German philologist (1889–1978)

Friedrich Neumann (2 March 1889 – 12 December 1978) was a German philologist who specialized in Germanic studies.

==Biography==
Friedrich Neumann was born Kassel, Germany on 2 March 1889. From 1907 to 1913, Neumann studied classical philology, German literature and philosophy at Marburg University, the Ludwig-Maximilians-Universität München, and the University of Göttingen. He received his Ph.D. at the University of Göttingen in 1914.

Neumann volunteered for service in the German Army during World War I, and served on the Western Front. Neumann completed his habilitation in philology at Göttingen in 1921. He subsequently served as a professor at the University of Leipzig.

Since 1927, Neumann was Professor of German Philology at the University of Göttingen. Among his students were Hans Butzmann, Karl Brethauer and Gottfried Höfer. At the University of Göttingen, Neumann served as Rector from 1933 to 1938, and Vice Rector from 1938 to 1945. He was a member of the Göttingen Academy of Sciences and Humanities from 1943 to 1945.

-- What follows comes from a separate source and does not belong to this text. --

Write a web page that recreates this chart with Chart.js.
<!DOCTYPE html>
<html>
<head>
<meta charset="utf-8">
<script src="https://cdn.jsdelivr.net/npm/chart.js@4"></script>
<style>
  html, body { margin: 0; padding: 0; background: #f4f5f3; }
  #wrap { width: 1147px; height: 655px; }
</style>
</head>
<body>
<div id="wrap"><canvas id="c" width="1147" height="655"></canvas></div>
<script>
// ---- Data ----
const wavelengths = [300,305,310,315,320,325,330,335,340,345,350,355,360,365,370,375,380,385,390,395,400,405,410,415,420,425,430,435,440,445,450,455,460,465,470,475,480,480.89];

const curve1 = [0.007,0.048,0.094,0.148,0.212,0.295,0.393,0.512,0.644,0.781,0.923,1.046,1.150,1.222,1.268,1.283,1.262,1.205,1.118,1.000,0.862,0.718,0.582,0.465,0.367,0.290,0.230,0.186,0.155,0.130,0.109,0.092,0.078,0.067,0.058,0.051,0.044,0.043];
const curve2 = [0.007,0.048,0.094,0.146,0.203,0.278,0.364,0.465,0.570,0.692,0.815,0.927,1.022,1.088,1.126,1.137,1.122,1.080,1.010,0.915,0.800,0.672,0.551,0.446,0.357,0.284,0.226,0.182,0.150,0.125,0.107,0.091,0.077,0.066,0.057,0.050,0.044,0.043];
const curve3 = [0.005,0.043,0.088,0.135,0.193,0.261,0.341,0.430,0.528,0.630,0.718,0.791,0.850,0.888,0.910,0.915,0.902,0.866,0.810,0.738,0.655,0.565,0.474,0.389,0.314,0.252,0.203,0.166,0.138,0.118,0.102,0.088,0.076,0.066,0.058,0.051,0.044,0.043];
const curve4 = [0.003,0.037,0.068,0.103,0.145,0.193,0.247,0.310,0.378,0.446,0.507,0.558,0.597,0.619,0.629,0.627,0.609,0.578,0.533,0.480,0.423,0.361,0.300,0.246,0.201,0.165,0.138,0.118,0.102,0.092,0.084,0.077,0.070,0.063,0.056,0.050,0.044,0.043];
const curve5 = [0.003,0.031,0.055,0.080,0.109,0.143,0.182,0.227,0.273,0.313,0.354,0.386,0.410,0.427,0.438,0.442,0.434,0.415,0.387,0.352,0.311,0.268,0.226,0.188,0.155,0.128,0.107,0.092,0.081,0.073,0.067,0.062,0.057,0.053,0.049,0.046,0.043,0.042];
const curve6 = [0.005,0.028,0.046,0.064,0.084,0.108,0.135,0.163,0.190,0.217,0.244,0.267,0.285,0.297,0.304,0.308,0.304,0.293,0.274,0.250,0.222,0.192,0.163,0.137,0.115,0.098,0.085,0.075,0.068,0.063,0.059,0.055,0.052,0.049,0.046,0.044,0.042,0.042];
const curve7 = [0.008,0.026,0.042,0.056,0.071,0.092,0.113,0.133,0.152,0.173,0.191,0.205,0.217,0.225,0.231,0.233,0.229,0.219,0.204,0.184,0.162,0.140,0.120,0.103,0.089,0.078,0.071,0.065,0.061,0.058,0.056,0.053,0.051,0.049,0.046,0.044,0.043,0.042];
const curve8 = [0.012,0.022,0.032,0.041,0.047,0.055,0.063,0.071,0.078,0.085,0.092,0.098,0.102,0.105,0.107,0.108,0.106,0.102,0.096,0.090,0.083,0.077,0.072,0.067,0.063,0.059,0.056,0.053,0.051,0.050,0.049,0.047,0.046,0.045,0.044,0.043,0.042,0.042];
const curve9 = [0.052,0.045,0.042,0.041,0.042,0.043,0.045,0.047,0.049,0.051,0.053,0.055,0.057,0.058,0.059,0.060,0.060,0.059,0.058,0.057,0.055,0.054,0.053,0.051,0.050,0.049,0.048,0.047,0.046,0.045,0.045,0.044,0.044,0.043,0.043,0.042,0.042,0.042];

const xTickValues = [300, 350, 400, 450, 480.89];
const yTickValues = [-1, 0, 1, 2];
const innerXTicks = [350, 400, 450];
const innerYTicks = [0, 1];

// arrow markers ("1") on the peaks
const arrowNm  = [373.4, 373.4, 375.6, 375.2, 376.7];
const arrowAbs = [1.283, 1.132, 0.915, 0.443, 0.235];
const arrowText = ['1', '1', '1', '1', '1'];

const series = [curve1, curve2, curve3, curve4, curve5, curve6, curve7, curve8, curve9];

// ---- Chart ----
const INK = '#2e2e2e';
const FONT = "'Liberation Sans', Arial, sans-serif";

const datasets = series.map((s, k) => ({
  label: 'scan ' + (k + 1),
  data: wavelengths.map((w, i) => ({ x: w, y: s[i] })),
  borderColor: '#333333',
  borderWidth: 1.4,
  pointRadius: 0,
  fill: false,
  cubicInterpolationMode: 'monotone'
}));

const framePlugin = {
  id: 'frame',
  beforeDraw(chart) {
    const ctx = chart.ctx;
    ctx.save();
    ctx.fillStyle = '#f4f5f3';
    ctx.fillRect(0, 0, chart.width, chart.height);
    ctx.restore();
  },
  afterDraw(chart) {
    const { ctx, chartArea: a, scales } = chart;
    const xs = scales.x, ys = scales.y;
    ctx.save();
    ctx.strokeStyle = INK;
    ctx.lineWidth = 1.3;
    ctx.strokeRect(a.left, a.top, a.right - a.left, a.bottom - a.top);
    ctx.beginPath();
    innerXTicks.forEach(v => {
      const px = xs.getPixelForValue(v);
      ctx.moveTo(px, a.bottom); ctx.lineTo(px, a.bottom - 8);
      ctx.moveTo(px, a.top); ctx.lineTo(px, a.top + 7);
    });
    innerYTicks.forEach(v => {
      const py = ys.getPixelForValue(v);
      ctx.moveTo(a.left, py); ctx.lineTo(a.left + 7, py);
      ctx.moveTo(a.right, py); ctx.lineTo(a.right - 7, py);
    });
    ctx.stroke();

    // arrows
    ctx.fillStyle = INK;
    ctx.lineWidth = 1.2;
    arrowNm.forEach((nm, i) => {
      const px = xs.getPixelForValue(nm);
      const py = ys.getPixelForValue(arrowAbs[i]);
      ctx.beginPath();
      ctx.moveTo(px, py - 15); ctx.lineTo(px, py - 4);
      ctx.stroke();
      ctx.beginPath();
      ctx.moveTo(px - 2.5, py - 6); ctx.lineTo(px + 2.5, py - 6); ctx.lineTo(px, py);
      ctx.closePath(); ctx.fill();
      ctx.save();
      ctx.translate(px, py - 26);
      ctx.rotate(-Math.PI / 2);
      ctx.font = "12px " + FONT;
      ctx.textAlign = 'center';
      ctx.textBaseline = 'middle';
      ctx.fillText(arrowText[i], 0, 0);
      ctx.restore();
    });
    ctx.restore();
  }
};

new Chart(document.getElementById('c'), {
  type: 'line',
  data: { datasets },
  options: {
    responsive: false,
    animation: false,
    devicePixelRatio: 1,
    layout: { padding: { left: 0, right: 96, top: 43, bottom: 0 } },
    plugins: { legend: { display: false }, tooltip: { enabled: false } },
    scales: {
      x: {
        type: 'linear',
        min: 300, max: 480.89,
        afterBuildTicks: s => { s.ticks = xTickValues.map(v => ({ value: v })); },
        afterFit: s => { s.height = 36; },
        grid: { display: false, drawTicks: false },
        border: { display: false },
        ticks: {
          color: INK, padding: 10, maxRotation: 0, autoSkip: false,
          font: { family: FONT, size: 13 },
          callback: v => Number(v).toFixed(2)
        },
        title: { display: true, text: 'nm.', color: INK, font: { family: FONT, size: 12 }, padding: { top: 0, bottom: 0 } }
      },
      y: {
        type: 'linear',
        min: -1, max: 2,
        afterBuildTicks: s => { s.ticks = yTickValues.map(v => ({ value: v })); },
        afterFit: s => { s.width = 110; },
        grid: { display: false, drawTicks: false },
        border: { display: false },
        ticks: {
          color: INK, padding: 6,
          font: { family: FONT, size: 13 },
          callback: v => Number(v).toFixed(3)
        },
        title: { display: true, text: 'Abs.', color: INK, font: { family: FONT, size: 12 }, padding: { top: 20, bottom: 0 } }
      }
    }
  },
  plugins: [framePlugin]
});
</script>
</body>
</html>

A member of the Nazi Party, Neumann was fired from the University of Göttingen and expelled from the Göttingen Academy of Sciences and Humanities in 1945. He was subsequently rehabilitated, and retired from the university with a pension in 1954. Neumann was awarded the Brothers Grimm Prize of the University of Marburg in 1971. He died in Göttingen on 12 December 1978.